Sunday, February 6, 2011

CB #7 Pandaemonium

Pandaemonium by Christopher Brookmyre
                I loved my exchange year in Scotland. Sometimes I get homesick for it… well not exactly homesick, because it wasn’t really my home, but I start to miss mountains and that particular shade of green that only comes from daily rain. I miss Scottish accents and taking the train everywhere. I miss seeing the Wallace monument in the distance. I also miss the nightly cage around the William Wallace statue that prevented locals from decapitating it because it looked like Mel Gibson. I was feeling morose over Christmas so I picked up a book by someone who gets the accents  and the Scottish attitude right. I have found Brookmyre hit or miss in the past, but I thought that a darkly comic thriller involving the US military’s secret facility in Scotland, physics, possible demons from a Hell dimension, the Catholic Church and a group of high school students who are going on a retreat to  deal with the murder of a classmate would keep my attention. This book definitely bends genres.
 At the beginning of the novel, there’s a chart that names all of students at the retreat and puts them into little groups, like the Hard Team, Heidthebaws, the Beautiful People, and the God Squad, so that you have some understanding of the group dynamics. It was essential with about 33 characters including the teachers. Oh, and that was only the school narrative. There’s also the people in the top secret military facility who are studying the demons, until of course the system is sabotaged and the creatures escape.
I loved how Brookmyre portrayed the relationships between the high school students. I liked the  group dynamics, as well as the way that people struggled with how they are perceived both inside and outside the group. They were worried about sex and friendship and the aftereffects of witnessing a murder, but that they also just wanted to drink and have fun as well. It felt pretty realistic. Not all the students were focused on, obviously, but those that were, were distinct individuals who I cared about.
Now my problem with the book is this. I started it on January 4th and read most of it in 2 days. Then I stopped and I only finished it today. Part of the problem is that I often read two or more books at once and sometimes one falls to the wayside, but the other part of the problem is that after all that set up, I wasn’t very interested in having these kids battling for their lives.

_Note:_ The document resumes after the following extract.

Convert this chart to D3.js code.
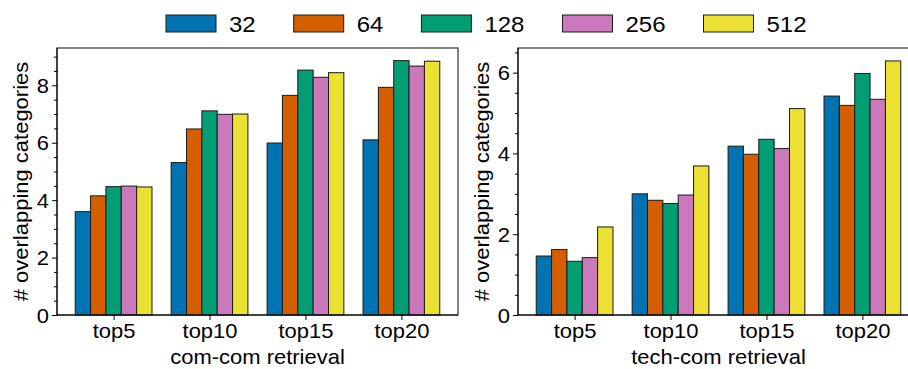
<!DOCTYPE html>
<html>
<head>
<meta charset="utf-8">
<script src="https://cdn.jsdelivr.net/npm/d3@7"></script>
<style>
  body { margin: 0; background: #fff; }
  text { font-family: "Liberation Sans", Arial, sans-serif; fill: #000; }
</style>
</head>
<body>
<div id="chart"></div>
<script>
// data
const groups = ["top5", "top10", "top15", "top20"];
const sizes = ["32", "64", "128", "256", "512"];
const colors = ["#0173b2", "#d55e00", "#029e73", "#cc78bc", "#ece133"];

// com-com retrieval, one array per size
const comCom = [
  [3.60, 5.31, 5.99, 6.10],
  [4.15, 6.48, 7.65, 7.93],
  [4.47, 7.11, 8.53, 8.86],
  [4.49, 6.99, 8.28, 8.67],
  [4.46, 7.00, 8.44, 8.84]
];
// tech-com retrieval
const techCom = [
  [1.46, 3.00, 4.18, 5.42],
  [1.62, 2.84, 3.98, 5.19],
  [1.33, 2.76, 4.35, 5.98],
  [1.42, 2.97, 4.12, 5.34],
  [2.18, 3.69, 5.11, 6.29]
];

const W = 908, H = 369;
const FS = 22, SQ = 0.9; // font is a bit wide and short in the original

const svg = d3.select("#chart").append("svg")
  .attr("width", W)
  .attr("height", H);

// squash glyph height, keep advance width
function squash(sel, k) {
  sel.each(function () {
    const t = d3.select(this);
    const x = +t.attr("x") || 0, y = +t.attr("y") || 0;
    const prev = t.attr("transform") || "";
    t.attr("x", null).attr("y", null)
      .attr("transform", `${prev} translate(${x},${y}) scale(1,${k})`);
  });
}

const plotTop = 48, plotBottom = 315, plotW = 401;

function drawPanel(left, values, yMax, yTicks, xlabel) {
  const g = svg.append("g").attr("transform", `translate(${left},0)`);

  // bars at 0..3, width 0.8, margins 5% like matplotlib
  const x = d3.scaleLinear().domain([-0.59, 3.59]).range([0, plotW]);
  const y = d3.scaleLinear().domain([0, yMax]).range([plotBottom, plotTop]);
  const bw = 0.8 / sizes.length;

  sizes.forEach((s, i) => {
    g.selectAll(null)
      .data(values[i])
      .join("rect")
      .attr("x", (d, j) => x(j - 0.4 + i * bw))
      .attr("width", x(bw) - x(0))
      .attr("y", d => y(d))
      .attr("height", d => y(0) - y(d))
      .attr("fill", colors[i])
      .attr("stroke", "#1a1a1a")
      .attr("stroke-width", 1);
  });

  // frame
  g.append("rect")
    .attr("x", 0).attr("y", plotTop)
    .attr("width", plotW).attr("height", plotBottom - plotTop)
    .attr("fill", "none")
    .attr("stroke", "#333")
    .attr("stroke-width", 1.2);

  // y axis, minor ticks every 0.5
  const minor = d3.range(0, yMax, 0.5).filter(v => yTicks.indexOf(v) < 0);
  g.append("g")
    .call(d3.axisLeft(y).tickValues(minor).tickSize(3).tickFormat(""))
    .call(a => a.select(".domain").remove());
  const ya = g.append("g")
    .call(d3.axisLeft(y).tickValues(yTicks).tickSize(5).tickPadding(3).tickFormat(d3.format("d")));
  ya.select(".domain").attr("d", `M0,${plotBottom}V${plotTop}`).attr("stroke", "#000");
  ya.selectAll("text").attr("font-size", FS).attr("dy", "0.36em").call(squash, SQ);

  // x axis
  const xa = g.append("g")
    .attr("transform", `translate(0,${plotBottom})`)
    .call(d3.axisBottom(x).tickValues([0, 1, 2, 3]).tickSize(5).tickPadding(4)
      .tickFormat(i => groups[i]));
  xa.select(".domain").attr("d", `M0,0H${plotW}`).attr("stroke", "#000");
  xa.selectAll("text").attr("font-size", FS).attr("y", 23).attr("dy", null).call(squash, SQ);

  g.append("text")
    .attr("x", plotW / 2)
    .attr("y", 364)
    .attr("text-anchor", "middle")
    .attr("font-size", FS)
    .text(xlabel)
    .call(squash, SQ);

  g.append("text")
    .attr("transform", `translate(-29,${(plotTop + plotBottom) / 2}) rotate(-90) scale(1,${SQ})`)
    .attr("text-anchor", "middle")
    .attr("font-size", FS)
    .text("# overlapping categories");
}

drawPanel(57, comCom, 9.3, [0, 2, 4, 6, 8], "com-com retrieval");
drawPanel(518, techCom, 6.61, [0, 2, 4, 6], "tech-com retrieval");

// legend, one row, columns spaced by label width
const leg = svg.append("g");
let lx = 166;
sizes.forEach((s, i) => {
  leg.append("rect")
    .attr("x", lx).attr("y", 15)
    .attr("width", 50).attr("height", 17)
    .attr("fill", colors[i])
    .attr("stroke", "#1a1a1a")
    .attr("stroke-width", 1);
  const t = leg.append("text")
    .attr("x", lx + 63)
    .attr("y", 32)
    .attr("font-size", 24)
    .text(s);
  const tw = t.node().getComputedTextLength();
  t.call(squash, 0.92);
  lx += 63 + tw + 38;
});
</script>
</body>
</html>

I just wanted them to figure things out and have some fun.  I didn’t care at all about the people in the military facility and could have used less of that (even though it was incredibly important to the plot).  A final factor was that after reading two chapters I remembered one of Brookmyre’s particular interests and realized how exactly the novel would have to end. If you haven’t read any Brookmyre then it will probably be surprising, and you might love it more than I did.
Overall, I did get my Scottish accent fix, and the teens felt real. I even loved some of the fight scenes (there was a chainsaw!) but I felt that it went on a bit long and could have been tighter.

1 comment:

  1. I haven't read any by this guy, and this premise sounds interesting, so I may have to keep an eye out for this one nonetheless.